Records with drawing code
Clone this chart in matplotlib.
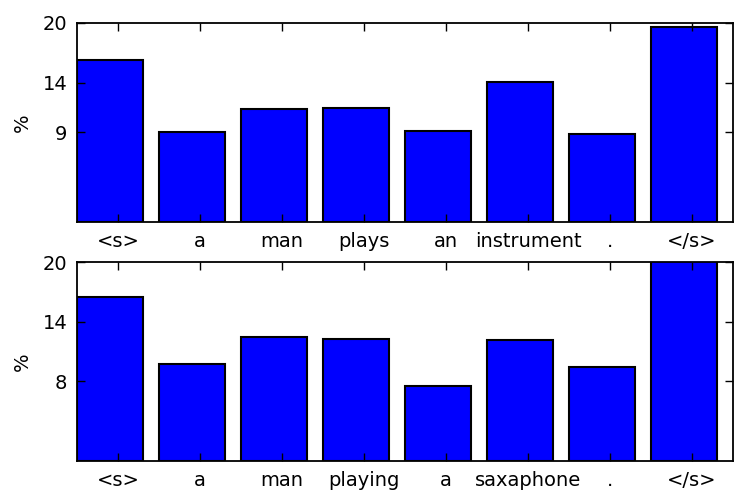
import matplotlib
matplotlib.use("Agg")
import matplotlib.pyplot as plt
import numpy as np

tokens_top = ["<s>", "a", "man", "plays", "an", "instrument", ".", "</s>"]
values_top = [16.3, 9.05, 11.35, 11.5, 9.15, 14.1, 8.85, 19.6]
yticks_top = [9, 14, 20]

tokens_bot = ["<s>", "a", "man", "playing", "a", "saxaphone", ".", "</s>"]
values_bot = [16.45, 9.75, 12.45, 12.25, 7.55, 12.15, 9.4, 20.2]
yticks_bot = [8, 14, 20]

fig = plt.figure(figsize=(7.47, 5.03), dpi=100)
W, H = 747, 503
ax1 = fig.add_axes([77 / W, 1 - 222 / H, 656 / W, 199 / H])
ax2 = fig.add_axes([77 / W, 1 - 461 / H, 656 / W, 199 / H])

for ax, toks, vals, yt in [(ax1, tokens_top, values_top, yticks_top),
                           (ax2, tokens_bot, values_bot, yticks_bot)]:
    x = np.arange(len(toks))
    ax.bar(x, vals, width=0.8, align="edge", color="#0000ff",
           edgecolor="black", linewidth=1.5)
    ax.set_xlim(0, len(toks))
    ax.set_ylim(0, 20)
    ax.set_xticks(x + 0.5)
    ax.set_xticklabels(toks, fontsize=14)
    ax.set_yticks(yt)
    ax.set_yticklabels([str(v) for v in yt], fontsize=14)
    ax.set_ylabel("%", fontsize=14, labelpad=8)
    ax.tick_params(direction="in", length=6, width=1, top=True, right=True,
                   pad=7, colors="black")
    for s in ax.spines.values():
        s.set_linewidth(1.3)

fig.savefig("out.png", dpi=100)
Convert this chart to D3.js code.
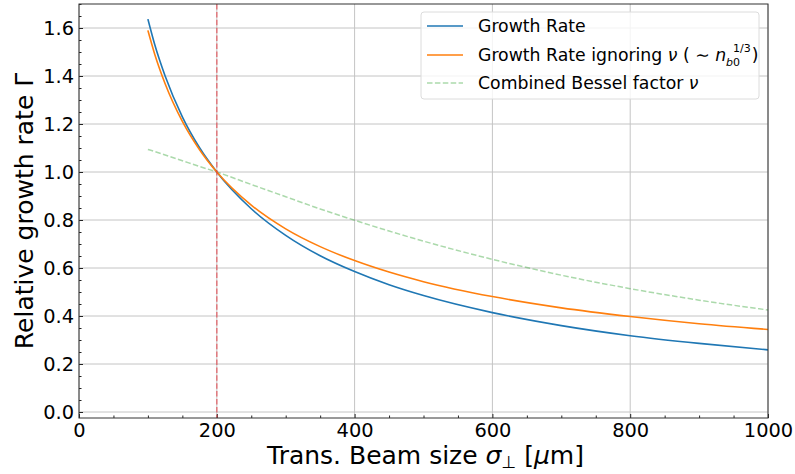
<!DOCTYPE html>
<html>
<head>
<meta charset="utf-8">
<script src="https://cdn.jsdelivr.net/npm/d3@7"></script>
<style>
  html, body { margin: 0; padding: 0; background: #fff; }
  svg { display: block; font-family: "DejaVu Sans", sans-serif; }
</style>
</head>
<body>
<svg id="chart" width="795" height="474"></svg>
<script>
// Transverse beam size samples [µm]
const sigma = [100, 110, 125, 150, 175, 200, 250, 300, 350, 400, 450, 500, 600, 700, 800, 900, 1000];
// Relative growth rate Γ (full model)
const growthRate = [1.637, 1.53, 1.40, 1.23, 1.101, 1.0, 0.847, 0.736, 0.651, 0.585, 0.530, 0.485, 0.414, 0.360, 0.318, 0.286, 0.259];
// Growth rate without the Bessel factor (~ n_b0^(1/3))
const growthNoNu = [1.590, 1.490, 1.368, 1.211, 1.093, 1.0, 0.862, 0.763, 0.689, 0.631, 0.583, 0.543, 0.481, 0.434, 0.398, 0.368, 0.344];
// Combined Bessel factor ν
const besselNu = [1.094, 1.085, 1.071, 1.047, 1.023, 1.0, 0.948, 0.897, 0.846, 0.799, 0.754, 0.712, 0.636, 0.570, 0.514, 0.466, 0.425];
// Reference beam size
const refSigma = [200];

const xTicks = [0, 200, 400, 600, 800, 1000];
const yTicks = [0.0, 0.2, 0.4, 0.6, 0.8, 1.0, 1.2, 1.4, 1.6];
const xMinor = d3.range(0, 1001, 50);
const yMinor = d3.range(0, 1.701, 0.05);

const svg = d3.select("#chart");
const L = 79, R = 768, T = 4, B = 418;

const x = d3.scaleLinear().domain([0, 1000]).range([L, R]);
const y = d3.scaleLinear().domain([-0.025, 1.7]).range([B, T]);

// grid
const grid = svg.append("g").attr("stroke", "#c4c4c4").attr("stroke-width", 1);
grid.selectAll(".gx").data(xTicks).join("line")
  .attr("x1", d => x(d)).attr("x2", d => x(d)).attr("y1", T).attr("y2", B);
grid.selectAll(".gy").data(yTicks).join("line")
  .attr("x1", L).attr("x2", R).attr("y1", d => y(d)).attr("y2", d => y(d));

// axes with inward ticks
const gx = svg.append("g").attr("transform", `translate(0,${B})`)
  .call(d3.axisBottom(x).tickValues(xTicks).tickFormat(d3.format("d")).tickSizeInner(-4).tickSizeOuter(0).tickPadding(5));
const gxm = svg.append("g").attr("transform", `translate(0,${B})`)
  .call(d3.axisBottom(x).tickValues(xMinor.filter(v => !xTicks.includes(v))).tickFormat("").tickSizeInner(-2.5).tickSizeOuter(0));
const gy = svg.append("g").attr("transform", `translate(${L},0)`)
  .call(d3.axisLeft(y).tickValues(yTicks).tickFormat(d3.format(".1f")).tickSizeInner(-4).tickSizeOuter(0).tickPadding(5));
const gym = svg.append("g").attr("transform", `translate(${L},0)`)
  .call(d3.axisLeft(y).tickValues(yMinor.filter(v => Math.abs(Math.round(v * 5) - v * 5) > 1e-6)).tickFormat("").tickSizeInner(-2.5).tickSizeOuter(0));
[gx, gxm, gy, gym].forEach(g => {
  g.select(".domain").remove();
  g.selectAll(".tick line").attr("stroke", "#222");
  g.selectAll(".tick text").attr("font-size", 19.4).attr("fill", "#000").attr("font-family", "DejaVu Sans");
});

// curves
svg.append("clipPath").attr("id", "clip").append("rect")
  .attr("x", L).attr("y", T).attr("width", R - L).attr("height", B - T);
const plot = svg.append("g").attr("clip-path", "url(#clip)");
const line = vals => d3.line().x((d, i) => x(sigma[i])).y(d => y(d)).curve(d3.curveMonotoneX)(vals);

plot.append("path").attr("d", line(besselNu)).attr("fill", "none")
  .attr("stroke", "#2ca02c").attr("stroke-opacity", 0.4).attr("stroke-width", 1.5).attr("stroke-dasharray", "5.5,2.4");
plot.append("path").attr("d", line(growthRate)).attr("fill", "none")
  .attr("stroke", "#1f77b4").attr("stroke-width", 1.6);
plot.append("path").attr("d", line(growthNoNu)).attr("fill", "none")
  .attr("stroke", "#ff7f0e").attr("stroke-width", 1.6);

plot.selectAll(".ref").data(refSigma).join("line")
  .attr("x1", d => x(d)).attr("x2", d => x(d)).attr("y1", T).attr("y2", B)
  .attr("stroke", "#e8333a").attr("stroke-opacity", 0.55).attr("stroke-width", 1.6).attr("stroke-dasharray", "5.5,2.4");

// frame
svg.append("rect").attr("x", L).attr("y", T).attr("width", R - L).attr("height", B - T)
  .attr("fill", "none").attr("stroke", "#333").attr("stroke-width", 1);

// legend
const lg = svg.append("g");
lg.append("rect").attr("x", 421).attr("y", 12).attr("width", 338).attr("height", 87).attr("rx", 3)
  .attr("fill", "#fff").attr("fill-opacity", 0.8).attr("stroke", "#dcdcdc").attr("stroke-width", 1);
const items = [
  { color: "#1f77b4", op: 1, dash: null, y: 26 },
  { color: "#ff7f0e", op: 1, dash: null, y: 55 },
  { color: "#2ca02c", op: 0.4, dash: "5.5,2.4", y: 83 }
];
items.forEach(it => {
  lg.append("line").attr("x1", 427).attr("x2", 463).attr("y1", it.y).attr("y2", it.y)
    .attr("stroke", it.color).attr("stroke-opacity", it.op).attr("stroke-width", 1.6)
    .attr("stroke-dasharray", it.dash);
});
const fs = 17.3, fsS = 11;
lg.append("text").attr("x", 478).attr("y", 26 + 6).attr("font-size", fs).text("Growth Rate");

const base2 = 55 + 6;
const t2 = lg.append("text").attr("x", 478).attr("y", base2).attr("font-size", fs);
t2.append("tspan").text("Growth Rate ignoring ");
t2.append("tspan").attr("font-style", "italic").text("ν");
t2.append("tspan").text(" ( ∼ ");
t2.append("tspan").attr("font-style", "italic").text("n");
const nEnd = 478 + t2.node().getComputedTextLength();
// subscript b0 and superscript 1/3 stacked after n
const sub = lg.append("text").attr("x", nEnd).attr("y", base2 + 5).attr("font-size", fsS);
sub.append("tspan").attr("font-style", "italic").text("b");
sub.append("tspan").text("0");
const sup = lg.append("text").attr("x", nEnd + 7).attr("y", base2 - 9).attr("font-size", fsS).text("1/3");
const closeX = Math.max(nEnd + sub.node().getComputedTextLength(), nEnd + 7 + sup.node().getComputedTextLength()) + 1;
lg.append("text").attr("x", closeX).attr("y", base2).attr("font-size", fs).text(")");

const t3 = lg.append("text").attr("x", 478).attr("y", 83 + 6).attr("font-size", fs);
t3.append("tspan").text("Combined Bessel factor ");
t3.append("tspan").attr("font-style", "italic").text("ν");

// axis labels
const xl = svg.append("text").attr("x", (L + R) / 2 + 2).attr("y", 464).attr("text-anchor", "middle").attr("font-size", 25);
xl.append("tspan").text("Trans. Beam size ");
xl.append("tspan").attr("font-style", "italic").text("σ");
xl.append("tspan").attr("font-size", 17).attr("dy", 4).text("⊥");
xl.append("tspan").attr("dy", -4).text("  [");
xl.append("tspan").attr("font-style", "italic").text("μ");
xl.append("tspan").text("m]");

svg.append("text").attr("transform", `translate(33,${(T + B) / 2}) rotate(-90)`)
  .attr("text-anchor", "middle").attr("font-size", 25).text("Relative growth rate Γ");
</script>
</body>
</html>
==
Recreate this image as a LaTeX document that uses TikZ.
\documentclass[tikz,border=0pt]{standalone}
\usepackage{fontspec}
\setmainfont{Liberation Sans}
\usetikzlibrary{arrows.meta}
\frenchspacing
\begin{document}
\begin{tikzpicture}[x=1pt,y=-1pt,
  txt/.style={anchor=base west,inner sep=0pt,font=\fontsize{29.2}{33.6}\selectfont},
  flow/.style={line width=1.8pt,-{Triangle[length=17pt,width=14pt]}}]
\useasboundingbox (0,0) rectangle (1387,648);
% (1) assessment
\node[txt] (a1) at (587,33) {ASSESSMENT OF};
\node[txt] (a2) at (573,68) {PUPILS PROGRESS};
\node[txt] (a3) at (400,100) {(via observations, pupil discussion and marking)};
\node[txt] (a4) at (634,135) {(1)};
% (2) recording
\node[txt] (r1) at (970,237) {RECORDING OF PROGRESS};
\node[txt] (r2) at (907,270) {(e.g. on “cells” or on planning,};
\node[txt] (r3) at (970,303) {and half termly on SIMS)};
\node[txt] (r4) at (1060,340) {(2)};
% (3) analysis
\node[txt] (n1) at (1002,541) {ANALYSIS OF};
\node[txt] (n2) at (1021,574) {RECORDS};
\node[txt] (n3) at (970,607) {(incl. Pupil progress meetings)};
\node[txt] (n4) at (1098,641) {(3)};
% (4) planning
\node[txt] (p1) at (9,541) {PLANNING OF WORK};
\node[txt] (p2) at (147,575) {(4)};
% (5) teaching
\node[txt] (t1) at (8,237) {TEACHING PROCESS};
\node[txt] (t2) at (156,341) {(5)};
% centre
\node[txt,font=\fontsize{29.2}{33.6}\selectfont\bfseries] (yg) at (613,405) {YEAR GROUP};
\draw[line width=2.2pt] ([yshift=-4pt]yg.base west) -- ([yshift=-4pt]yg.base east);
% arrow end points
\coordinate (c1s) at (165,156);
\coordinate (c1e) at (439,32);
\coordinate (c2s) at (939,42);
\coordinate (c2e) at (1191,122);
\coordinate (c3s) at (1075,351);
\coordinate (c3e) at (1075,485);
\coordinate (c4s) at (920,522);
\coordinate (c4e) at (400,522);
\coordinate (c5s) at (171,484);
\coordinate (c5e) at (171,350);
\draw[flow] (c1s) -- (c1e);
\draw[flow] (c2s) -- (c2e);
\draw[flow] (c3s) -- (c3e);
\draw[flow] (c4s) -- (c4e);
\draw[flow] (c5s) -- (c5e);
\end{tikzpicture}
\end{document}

Your task -> Above are records; repeat only the lines from the line with "Clone this chart in matplotlib." through the line with "ax2 = fig.add_axes([77", and leave pictures out.

Task answer ->
Clone this chart in matplotlib.
import matplotlib
matplotlib.use("Agg")
import matplotlib.pyplot as plt
import numpy as np

tokens_top = ["<s>", "a", "man", "plays", "an", "instrument", ".", "</s>"]
values_top = [16.3, 9.05, 11.35, 11.5, 9.15, 14.1, 8.85, 19.6]
yticks_top = [9, 14, 20]

tokens_bot = ["<s>", "a", "man", "playing", "a", "saxaphone", ".", "</s>"]
values_bot = [16.45, 9.75, 12.45, 12.25, 7.55, 12.15, 9.4, 20.2]
yticks_bot = [8, 14, 20]

fig = plt.figure(figsize=(7.47, 5.03), dpi=100)
W, H = 747, 503
ax1 = fig.add_axes([77 / W, 1 - 222 / H, 656 / W, 199 / H])
ax2 = fig.add_axes([77 / W, 1 - 461 / H, 656 / W, 199 / H])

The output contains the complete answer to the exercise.